When the grind feels endless, joy can seem like a distant memory. But those who survive—and thrive—through the middle know how to rediscover it.

It might come in an unexpected way: a game of ping-pong in the locker room, dancing to warm-up music, pulling off a perfect play, watching a rookie get their first goal. Joy isn’t always loud. Sometimes it’s the quiet satisfaction of executing your craft precisely and beautifully.

Some players keep a list of things they love about their sport. Some rewatch old highlights or revisit journals from the start of the season. Some turn to mindfulness, prayer, meditation, or visualization—anchoring their focus not in pressure, but in presence.

Getting through the middle means remembering that this thing you’re doing—this sport, this season—it once thrilled you. Find a way back to that.


6. Embrace the Mundane

It sounds counterintuitive, but boredom can be a gift. The middle of the season is repetitive, yes—but that repetition is also rhythm. It’s routine.

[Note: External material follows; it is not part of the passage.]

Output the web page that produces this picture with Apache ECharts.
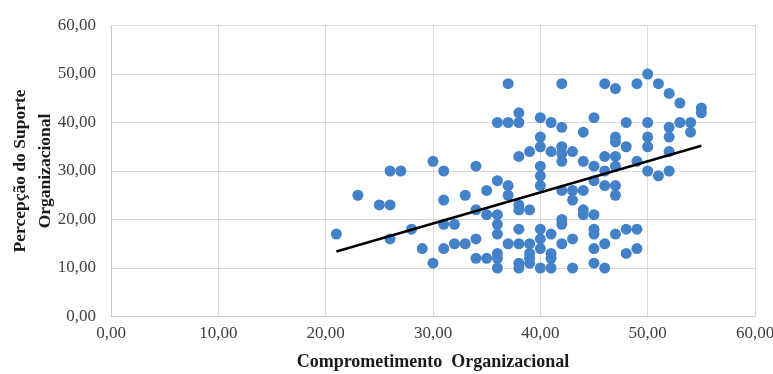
<!DOCTYPE html>
<html>
<head>
<meta charset="utf-8">
<script src="https://cdn.jsdelivr.net/npm/echarts@6/dist/echarts.min.js"></script>
<style>
html,body{margin:0;padding:0;background:#fff;}
#chart{width:773px;height:374px;}
</style>
</head>
<body>
<div id="chart"></div>
<script>
// Comprometimento Organizacional (x) and Percepção do Suporte Organizacional (y)
var comprometimento = [
  21,23,25,26,26,27,26,28,29,30,30,31,31,31,31,32,32,33,33,34,34,34,34,35,35,35,
  36,36,36,36,36,36,36,36,
  37,37,37,37,37,
  38,38,38,38,38,38,38,38,38,
  39,39,39,39,39,39,
  40,40,40,40,40,40,40,40,40,40,
  41,41,41,41,41,41,
  42,42,42,42,42,42,42,42,42,
  43,43,43,43,43,
  44,44,44,44,44,
  45,45,45,45,45,45,45,45,
  46,46,46,46,46,46,
  47,47,47,47,47,47,47,47,
  48,48,48,48,
  49,49,49,49,
  50,50,50,50,50,
  51,51,
  52,52,52,52,52,
  53,53,
  54,54,
  55,55
];
var suporte = [
  17,25,23,23,30,30,16,18,14,11,32,30,24,19,14,19,15,15,25,16,12,22,31,12,26,21,
  40,28,21,19,17,13,12,10,
  48,40,27,25,15,
  42,40,33,23,22,18,15,11,10,
  34,22,15,13,12,11,
  41,37,35,31,29,27,18,16,14,10,
  40,34,17,13,12,10,
  48,39,35,33.6,32,26,20,19,15,
  34,26,24,16,10,
  38,32,26,22,21,
  41,31,28,21,18,17,14,11,
  48,33,30,27,15,10,
  47,37,36,33,31,27,25,17,
  40,35,18,13,
  48,32,18,14,
  50,40,37,35,30,
  48,29,
  46,39,37,34,30,
  44,40,
  40,38,
  43,42
];
// Linear trend line endpoints
var trendX = [21, 55];
var trendY = [13.4, 35.2];
var tickValues = [0, 10, 20, 30, 40, 50, 60];

var points = comprometimento.map(function (x, i) { return [x, suporte[i]]; });
var trend = trendX.map(function (x, i) { return [x, trendY[i]]; });

function fmt(v) { return v.toFixed(2).replace('.', ','); }

var serif = '"Liberation Serif", "Times New Roman", serif';
var chart = echarts.init(document.getElementById('chart'), null, {renderer: 'canvas'});
chart.setOption({
  animation: false,
  backgroundColor: '#ffffff',
  grid: {left: 111, right: 18, top: 25.5, bottom: 57.5, containLabel: false, outerBoundsMode: 'none'},
  xAxis: {
    type: 'value', min: tickValues[0], max: tickValues[tickValues.length - 1], interval: 10,
    name: 'Comprometimento  Organizacional',
    nameLocation: 'middle', nameGap: 37, nameMoveOverlap: false,
    nameTextStyle: {fontFamily: serif, fontWeight: 'bold', fontSize: 18, color: '#1a1a1a'},
    axisLine: {show: true, lineStyle: {color: '#c8c8c8', width: 1}},
    axisTick: {show: false},
    splitLine: {show: true, lineStyle: {color: '#d9d9d9', width: 1}},
    axisLabel: {formatter: fmt, fontFamily: serif, fontSize: 17, color: '#404040', margin: 9}
  },
  yAxis: {
    type: 'value', min: tickValues[0], max: tickValues[tickValues.length - 1], interval: 10,
    name: 'Percepção do Suporte\nOrganizacional',
    nameLocation: 'middle', nameGap: 53, nameRotate: 90, nameMoveOverlap: false,
    nameTextStyle: {fontFamily: serif, fontWeight: 'bold', fontSize: 17.5, color: '#1a1a1a', lineHeight: 25},
    axisLine: {show: true, lineStyle: {color: '#c8c8c8', width: 1}},
    axisTick: {show: false},
    splitLine: {show: true, lineStyle: {color: '#d9d9d9', width: 1}},
    axisLabel: {formatter: fmt, fontFamily: serif, fontSize: 17, color: '#404040', margin: 15}
  },
  series: [
    {
      type: 'scatter', data: points, symbol: 'circle', symbolSize: 11,
      itemStyle: {color: '#4382c8', opacity: 1},
      z: 2
    },
    {
      type: 'line', data: trend, showSymbol: false, symbol: 'none',
      lineStyle: {color: '#000000', width: 2.5},
      z: 3
    }
  ]
});
</script>
</body>
</html>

It’s the comfort of knowing what comes next: tape ankles, warm up, play, recover, repeat.

Rafael Nadal has said that some of his best tennis came “not from feeling amazing, but from feeling consistent.” When you can’t rely on motivation, routine becomes your engine.

Champions don’t just survive monotony—they build their empires on it.


7. Tell a New Story

When the original narrative starts to wear thin—“We’re a championship team!”—some athletes find a new story to tell themselves to stay locked in.

“We’re the team that never gives up.”
“We’re the ones who overcome.”
“I’m someone who finishes what I start.”

Narrative is a powerful motivator. If your body’s tired and the standings don’t inspire you, your story still can. Athletes who write their own narrative—who find meaning in the struggle—often pull through stronger than those who wait for external validation.


Final Whistle: The Art of Continuing

The middle of the season doesn’t come with fireworks. It’s not when trophies are lifted or legacies sealed. But it is where most of the work is done. It’s where skill is maintained, injuries managed, emotions steadied. It’s where good teams stay alive and great ones are quietly forged.

The sports world has grown longer. Seasons stretch on. Global schedules are packed with exhibitions, overseas tours, preseason showcases that never really feel “pre.” But even as the physical calendar expands, the internal journey remains the same: how do you keep going when the path gets long, and the reward feels far away?

The answer, for most athletes, isn’t in grandeur—it’s in grind. It’s in finding joy again. In leaning on your people. In narrowing your focus. In keeping a promise you made to yourself, long before you knew how hard it would be.

Every athlete gets tired. The great ones learn to keep going anyway.

And when the end finally arrives—the playoffs, the finals, the podium—it’s not the beginning or the end that makes them proud. It’s that they made it through the middle.